### [EXERCISE OBJECTIVE]
Omit the pictures and print exactly the lines of the listing below, starting at the first and ending at the line containing "[0.3, 0.5, 0.7]];".

##### DATA SHOWN #####

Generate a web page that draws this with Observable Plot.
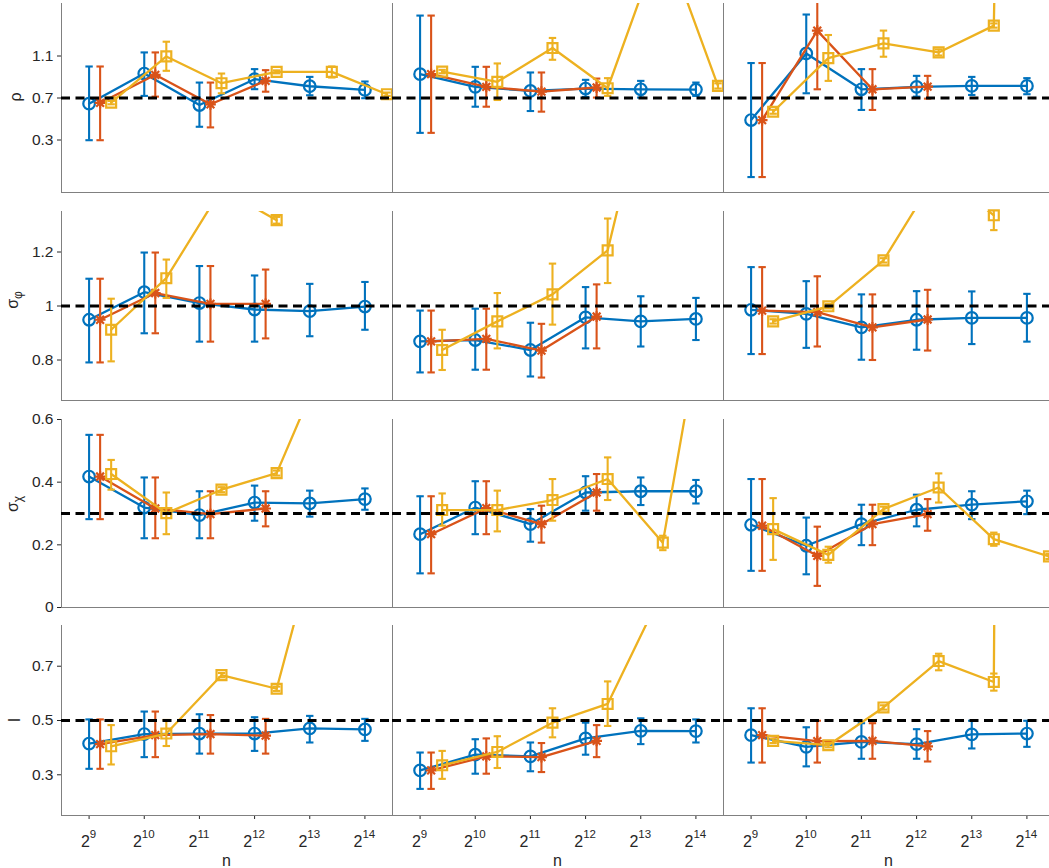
<!DOCTYPE html>
<html><head><meta charset="utf-8">
<script src="https://cdn.jsdelivr.net/npm/d3@7"></script>
<script src="https://cdn.jsdelivr.net/npm/@observablehq/plot@0.6"></script>
<style>
body{margin:0;background:#fff;}
#wrap{position:relative;width:1049px;height:868px;overflow:hidden;background:#fff;}
#wrap svg{position:absolute;overflow:visible;}
</style></head><body><div id="wrap"></div>
<script>
// ---------- axes / categories ----------
const log2n = [9, 10, 11, 12, 13, 14];            // n = 2^k
const xTickExponents = ["9", "10", "11", "12", "13", "14"];
const xDomain = [8.5, 14.5];
const rowKeys = ["rho", "sigmaPhi", "sigmaChi", "l"];
const refValues = [0.7, 1, 0.3, 0.5];
const yDomains = [[-0.2, 1.6], [0.65, 1.35], [0, 0.6], [0.15, 0.85]];
const yTicks = [[0.3, 0.7, 1.1], [0.8, 1, 1.2], [0, 0.2, 0.4, 0.6], [0.3, 0.5, 0.7]];

// ---------- rho (3 panels each) ----------
const rhoBlue   = [[0.646,0.933,0.633,0.879,0.812,0.777],[0.927,0.806,0.767,0.790,0.783,0.780],[0.490,1.124,0.783,0.806,0.815,0.815]];
const rhoBlueLo = [[0.298,0.720,0.426,0.784,0.726,0.698],[0.368,0.617,0.576,0.710,0.704,0.720],[-0.053,0.745,0.586,0.713,0.729,0.736]];
const rhoBlueHi = [[1.000,1.134,0.847,0.975,0.901,0.857],[1.485,0.997,0.943,0.873,0.863,0.847],[1.033,1.495,0.975,0.911,0.901,0.889]];
const rhoOrange   = [[0.653,0.921,0.640,0.863],[0.927,0.806,0.761,0.800],[0.490,1.342,0.783,0.809]];
const rhoOrangeLo = [[0.298,0.713,0.420,0.760],[0.368,0.617,0.570,0.704],[-0.053,0.783,0.586,0.694]];
const rhoOrangeHi = [[1.000,1.134,0.847,0.965],[1.485,0.997,0.943,0.885],[1.033,1.750,0.975,0.911]];
const rhoYellow   = [[0.656,1.096,0.841,0.949,0.949,0.736],[0.952,0.854,1.176,0.793,2.25,0.815],[0.569,1.080,1.220,1.134,1.389,30]];
const rhoYellowLo = [[0.640,0.959,0.745,0.935,0.895,0.720],[0.935,0.681,1.064,0.720,2.20,0.790],[0.550,0.863,1.093,1.105,1.370,29]];
const rhoYellowHi = [[0.672,1.236,0.933,0.963,1.000,0.752],[0.968,1.029,1.272,0.889,2.30,0.840],[0.588,1.300,1.342,1.163,1.410,31]];

// ---------- sigma_phi ----------
const sigmaPhiBlue   = [[0.949,1.051,1.011,0.987,0.981,0.998],[0.869,0.874,0.837,0.958,0.943,0.952],[0.986,0.971,0.921,0.949,0.956,0.956]];
const sigmaPhiBlueLo = [[0.791,0.899,0.868,0.868,0.888,0.912],[0.754,0.764,0.739,0.843,0.850,0.874],[0.822,0.845,0.801,0.838,0.859,0.868]];
const sigmaPhiBlueHi = [[1.101,1.198,1.148,1.113,1.082,1.089],[0.983,0.990,0.938,1.070,1.036,1.030],[1.144,1.092,1.043,1.055,1.054,1.045]];
const sigmaPhiOrange   = [[0.949,1.048,1.008,1.008],[0.869,0.878,0.835,0.961],[0.983,0.977,0.921,0.950]];
const sigmaPhiOrangeLo = [[0.791,0.899,0.868,0.880],[0.754,0.764,0.735,0.843],[0.822,0.850,0.800,0.835]];
const sigmaPhiOrangeHi = [[1.101,1.198,1.148,1.135],[0.983,0.990,0.934,1.080],[1.144,1.110,1.043,1.060]];
const sigmaPhiYellow   = [[0.912,1.103,1.433,1.318,null,null],[0.837,0.943,1.043,1.206,2.05,null],[0.943,0.999,1.169,1.50,1.336,null]];
const sigmaPhiYellowLo = [[0.795,1.030,1.420,1.305,null,null],[0.763,0.843,0.931,1.085,2.00,null],[0.935,0.991,1.161,1.48,1.281,null]];
const sigmaPhiYellowHi = [[1.027,1.172,1.450,1.330,null,null],[0.912,1.048,1.157,1.324,2.10,null],[0.951,1.007,1.177,1.52,1.390,null]];

// ---------- sigma_chi ----------
const sigmaChiBlue   = [[0.418,0.319,0.295,0.335,0.332,0.346],[0.234,0.319,0.266,0.367,0.371,0.371],[0.264,0.197,0.266,0.312,0.328,0.339]];
const sigmaChiBlueLo = [[0.282,0.221,0.221,0.277,0.290,0.312],[0.109,0.234,0.210,0.309,0.327,0.332],[0.117,0.106,0.199,0.259,0.282,0.298]];
const sigmaChiBlueHi = [[0.551,0.415,0.371,0.389,0.373,0.380],[0.355,0.403,0.314,0.419,0.415,0.407],[0.410,0.287,0.328,0.360,0.371,0.373]];
const sigmaChiOrange   = [[0.418,0.316,0.298,0.316],[0.234,0.317,0.266,0.367],[0.261,0.165,0.266,0.298]];
const sigmaChiOrangeLo = [[0.282,0.221,0.221,0.259],[0.109,0.234,0.207,0.309],[0.117,0.069,0.199,0.245]];
const sigmaChiOrangeHi = [[0.551,0.415,0.371,0.371],[0.355,0.403,0.325,0.426],[0.410,0.258,0.328,0.346]];
const sigmaChiYellow   = [[0.426,0.301,0.376,0.429,0.84,null],[0.311,0.311,0.343,0.410,0.207,1.21],[0.250,0.168,0.314,0.383,0.218,0.163]];
const sigmaChiYellowLo = [[0.376,0.234,0.368,0.421,0.82,null],[0.261,0.243,0.277,0.343,0.183,1.18],[0.152,0.143,0.306,0.335,0.197,0.155]];
const sigmaChiYellowHi = [[0.471,0.367,0.384,0.437,0.86,null],[0.364,0.373,0.410,0.479,0.229,1.24],[0.349,0.194,0.322,0.428,0.239,0.171]];

// ---------- l ----------
const lBlue   = [[0.415,0.450,0.452,0.452,0.471,0.467],[0.316,0.374,0.368,0.434,0.462,0.461],[0.446,0.403,0.421,0.413,0.449,0.452]];
const lBlueLo = [[0.322,0.365,0.378,0.388,0.419,0.425],[0.248,0.304,0.313,0.374,0.413,0.419],[0.345,0.331,0.359,0.359,0.397,0.403]];
const lBlueHi = [[0.504,0.533,0.523,0.512,0.517,0.506],[0.382,0.431,0.419,0.492,0.508,0.504],[0.545,0.475,0.490,0.468,0.499,0.499]];
const lOrange   = [[0.413,0.446,0.450,0.444],[0.316,0.368,0.365,0.425],[0.446,0.424,0.425,0.405]];
const lOrangeLo = [[0.322,0.365,0.378,0.378],[0.248,0.304,0.310,0.365],[0.345,0.345,0.359,0.349]];
const lOrangeHi = [[0.504,0.533,0.520,0.506],[0.382,0.434,0.417,0.483],[0.545,0.499,0.490,0.461]];
const lYellow   = [[0.405,0.452,0.667,0.617,1.375,null],[0.335,0.384,0.492,0.561,0.98,null],[0.425,0.409,0.548,0.719,0.642,30]];
const lYellowLo = [[0.338,0.406,0.659,0.609,1.350,null],[0.285,0.325,0.438,0.480,0.95,null],[0.417,0.401,0.540,0.685,0.610,29]];
const lYellowHi = [[0.483,0.502,0.675,0.625,1.400,null],[0.388,0.442,0.545,0.644,1.01,null],[0.433,0.417,0.556,0.746,0.673,31]];

const DATA = {
  rho:      {blue:[rhoBlue,rhoBlueLo,rhoBlueHi], orange:[rhoOrange,rhoOrangeLo,rhoOrangeHi], yellow:[rhoYellow,rhoYellowLo,rhoYellowHi]},
  sigmaPhi: {blue:[sigmaPhiBlue,sigmaPhiBlueLo,sigmaPhiBlueHi], orange:[sigmaPhiOrange,sigmaPhiOrangeLo,sigmaPhiOrangeHi], yellow:[sigmaPhiYellow,sigmaPhiYellowLo,sigmaPhiYellowHi]},
  sigmaChi: {blue:[sigmaChiBlue,sigmaChiBlueLo,sigmaChiBlueHi], orange:[sigmaChiOrange,sigmaChiOrangeLo,sigmaChiOrangeHi], yellow:[sigmaChiYellow,sigmaChiYellowLo,sigmaChiYellowHi]},
  l:        {blue:[lBlue,lBlueLo,lBlueHi], orange:[lOrange,lOrangeLo,lOrangeHi], yellow:[lYellow,lYellowLo,lYellowHi]}
};

// ---------- styling ----------
const capSymbol = {draw(ctx, size) { const w = Math.sqrt(size / Math.PI); ctx.moveTo(-w, 0); ctx.lineTo(w, 0); }};
const starSymbol = {draw(ctx, size) {
  const r = Math.sqrt(size / Math.PI), d = r * 0.72;
  ctx.moveTo(-d, -d); ctx.lineTo(d, d); ctx.moveTo(-d, d); ctx.lineTo(d, -d);
  ctx.moveTo(0, -r); ctx.lineTo(0, r); ctx.moveTo(-r, 0); ctx.lineTo(r, 0);
}};
const series = [
  {key: "blue",   color: "#0072BD", symbol: "circle",   r: 5.8, offset: 0},
  {key: "orange", color: "#D95319", symbol: starSymbol, r: 5.4, offset: 0.2},
  {key: "yellow", color: "#EDB120", symbol: "square",   r: 5.6, offset: 0.4}
];
const FONT = "'Liberation Sans', Arial, Helvetica, sans-serif";
const colLeft = [61, 392, 723], panelW = 331;
const rowTop = [3, 211, 419, 625], rowH = [189, 189, 188, 190];
const yLabels = [
  {main: "ρ", sub: null, x: 21, y: 97},
  {main: "σ", sub: "φ", x: 18, y: 300},
  {main: "σ", sub: "χ", x: 18, y: 504},
  {main: "l", sub: null, x: 20, y: 720}
];

const wrap = document.getElementById("wrap");

rowKeys.forEach((key, ri) => {
  const yd = yDomains[ri];
  for (let ci = 0; ci < 3; ci++) {
    const isLeft = ci === 0, isBottom = ri === 3;
    const mL = 61, mT = 3, mR = 8, mB = isBottom ? 60 : 4;
    const H = rowH[ri];
    const marks = [];
    // panel borders (left, right, bottom)
    marks.push(Plot.ruleX(xDomain, {stroke: "#808080", strokeWidth: 1}));
    marks.push(Plot.ruleY([yd[0]], {stroke: "#808080", strokeWidth: 1}));
    series.forEach(s => {
      const [vals, los, his] = DATA[key][s.key].map(a => a[ci]);
      const pts = vals.map((v, i) => ({x: log2n[i] + s.offset, y: v, lo: los[i], hi: his[i]}));
      const bars = pts.filter(d => d.lo != null && d.hi != null);
      const visible = pts.filter(d => d.y != null && d.y >= yd[0] && d.y <= yd[1]);
      marks.push(Plot.line(pts, {x: "x", y: "y", stroke: s.color, strokeWidth: 2.3, clip: true}));
      marks.push(Plot.ruleX(bars, {x: "x", y1: "lo", y2: "hi", stroke: s.color, strokeWidth: 2.1, clip: true}));
      marks.push(Plot.dot(bars, {x: "x", y: "lo", symbol: capSymbol, r: 3.7, fill: "none", stroke: s.color, strokeWidth: 2.1, clip: true}));
      marks.push(Plot.dot(bars, {x: "x", y: "hi", symbol: capSymbol, r: 3.7, fill: "none", stroke: s.color, strokeWidth: 2.1, clip: true}));
      marks.push(Plot.dot(visible, {x: "x", y: "y", symbol: s.symbol, r: s.r, fill: "none", stroke: s.color, strokeWidth: 2.2}));
    });
    marks.push(Plot.ruleY([refValues[ri]], {stroke: "#000", strokeWidth: 2.8, strokeDasharray: "9,5.5"}));

    const plot = Plot.plot({
      width: mL + panelW + mR,
      height: mT + H + mB,
      marginLeft: mL, marginRight: mR, marginTop: mT, marginBottom: mB,
      x: {domain: xDomain, ticks: log2n, tickFormat: () => "", tickSize: 4, label: null, axis: isBottom ? "bottom" : null},
      y: {domain: yd, ticks: yTicks[ri], tickFormat: d => String(d), tickSize: 4, tickPadding: 4, label: null, axis: isLeft ? "left" : null},
      style: {background: "transparent", fontFamily: FONT, fontSize: "15.5px", color: "#262626", overflow: "visible"},
      marks
    });
    plot.style.left = (colLeft[ci] - mL) + "px";
    plot.style.top = (rowTop[ri] - mT) + "px";
    wrap.appendChild(plot);
    const svg = d3.select(plot);

    if (isBottom) {
      const xs = plot.scale("x");
      log2n.forEach((k, i) => {
        const t = svg.append("text")
          .attr("x", xs.apply(k)).attr("y", mT + H + 32)
          .attr("text-anchor", "middle").attr("fill", "#262626")
          .style("font-family", FONT).style("font-size", "16px");
        t.append("tspan").text("2");
        t.append("tspan").attr("dy", -9).style("font-size", "11.5px").text(xTickExponents[i]);
      });
      svg.append("text")
        .attr("x", mL + panelW / 2).attr("y", mT + H + 51)
        .attr("text-anchor", "middle").attr("fill", "#262626")
        .style("font-family", FONT).style("font-size", "16px").text("n");
    }
    if (isLeft) {
      const lab = yLabels[ri];
      const t = svg.append("text")
        .attr("transform", `translate(${lab.x},${lab.y - (rowTop[ri] - mT)}) rotate(-90)`)
        .attr("text-anchor", "middle").attr("fill", "#262626")
        .style("font-family", FONT).style("font-size", "16px");
      t.append("tspan").text(lab.main);
      if (lab.sub) t.append("tspan").attr("dy", 4).style("font-size", "12px").text(lab.sub);
    }
  }
});
</script>
</body></html>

#####

### [RESULT FOR THIS TASK]
Generate a web page that draws this with Observable Plot.
<!DOCTYPE html>
<html><head><meta charset="utf-8">
<script src="https://cdn.jsdelivr.net/npm/d3@7"></script>
<script src="https://cdn.jsdelivr.net/npm/@observablehq/plot@0.6"></script>
<style>
body{margin:0;background:#fff;}
#wrap{position:relative;width:1049px;height:868px;overflow:hidden;background:#fff;}
#wrap svg{position:absolute;overflow:visible;}
</style></head><body><div id="wrap"></div>
<script>
// ---------- axes / categories ----------
const log2n = [9, 10, 11, 12, 13, 14];            // n = 2^k
const xTickExponents = ["9", "10", "11", "12", "13", "14"];
const xDomain = [8.5, 14.5];
const rowKeys = ["rho", "sigmaPhi", "sigmaChi", "l"];
const refValues = [0.7, 1, 0.3, 0.5];
const yDomains = [[-0.2, 1.6], [0.65, 1.35], [0, 0.6], [0.15, 0.85]];
const yTicks = [[0.3, 0.7, 1.1], [0.8, 1, 1.2], [0, 0.2, 0.4, 0.6], [0.3, 0.5, 0.7]];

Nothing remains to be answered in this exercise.